Meet Rosemary, 86, and Kate, 26: dreamers, campaigners, outdoor swimmers…
Rosemary has lived in Brixton all her life, but everything she knows is changing. Only the local lido, where she swims every day, remains a constant reminder of the past and her beloved husband George.
Kate has just moved and feels adrift in a city that is too big for her. She’s on the bottom rung of her career as a local journalist and is determined to make something of it.
So when the lido is threatened with closure, Kate knows this story could be her chance to shine. But for Rosemary, it could be the end of everything. Together they are determined to make a stand, and to prove that the pool is more than just a place to swim – it is the heart of the community.
The Lido is an uplifting novel about the importance of friendship, the value of community, and how ordinary people can protect the things they love.
I absolutely loved the characters of Rosemary and Kate, who, given the age difference, make something of an unlikely pair, although their friendship is so perfectly portrayed that it’s no stretch of the imagination to picture it. Rosemary is an absolute gem – she has a kind word for everyone, and everyone looks out for her in turn. And I loved her memories of her late husband George. Brockwell Lido played a significant role in their relationship both in the first tentative steps of getting to know each other, as well as being somewhere they went together throughout their married life. It’s partly down to this that Rosemary is so invested in the lido’s fate, and it makes her a strong advocate and campaigner, despite the council’s best attempts to ignore her as a little old dear. Rosemary had me cheering from the side lines, and there are some real laugh out loud moments that stem from Rosemary and her actions, as well as a tear or two.

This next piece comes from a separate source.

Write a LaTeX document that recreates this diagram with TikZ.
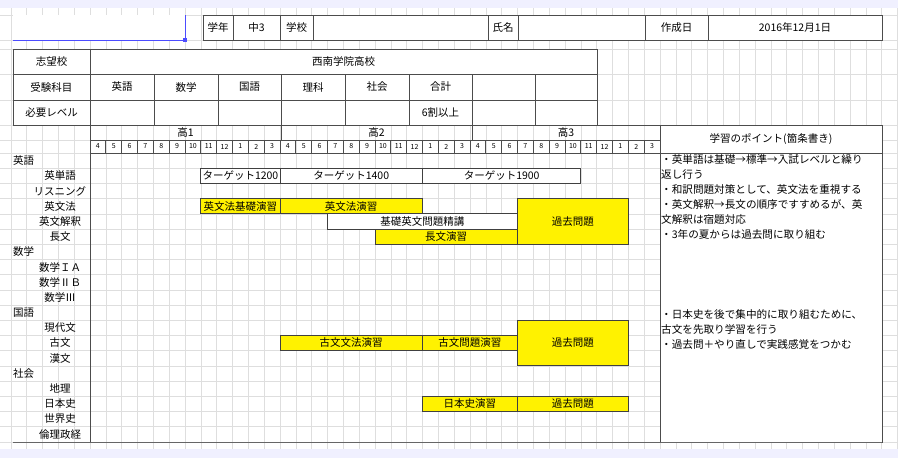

Kate is a very different character, a little shy and timid when we first meet her, she soon shows her strengths as she devotes herself to the campaign to save the lido, which she only came across through her job as a reporter. I really felt a lot for Kate, who feels very alone in the city at the outset, having not made any friends in her two years there and who struggles with occasional panic attacks, which I thought were accurately portrayed. The campaign to save the lido introduces Kate to a whole host of people many of whom she comes to consider as close friends. Additionally, it was thoroughly refreshing to meet a character who isn’t physically perfect but comes to accept herself as she is – I really don’t think that there are enough characters like this.
I also loved the sense of community portrayed here, with everyone finding a way to do their bit in the campaign, and with all age groups and people from all walks of life represented. Some of their actions are quite amusing, and I absolutely loved the rubber ducks! I don’t think I’ve ever become so invested in the fate of a place that I’ve never actually visited. It seems that barely a day goes by when we’re not hearing about another cut to funding that results in the ever-diminishing services to our towns and cities, be it lidos, libraries etc. Whilst a work of fiction, people CAN make a difference in these situations, and there’s a message in this novel about protecting the facilities you’ve got access to, although it’s all too often a case of you don’t know what you’ve got ‘til it’s gone.
The Lido is beautifully written, and Libby Page has delivered a stunning first novel that is amusing and incredibly poignant. The Lido will be published by Orion on 19 April. Many thanks to Rebecca Grey for providing a copy for review.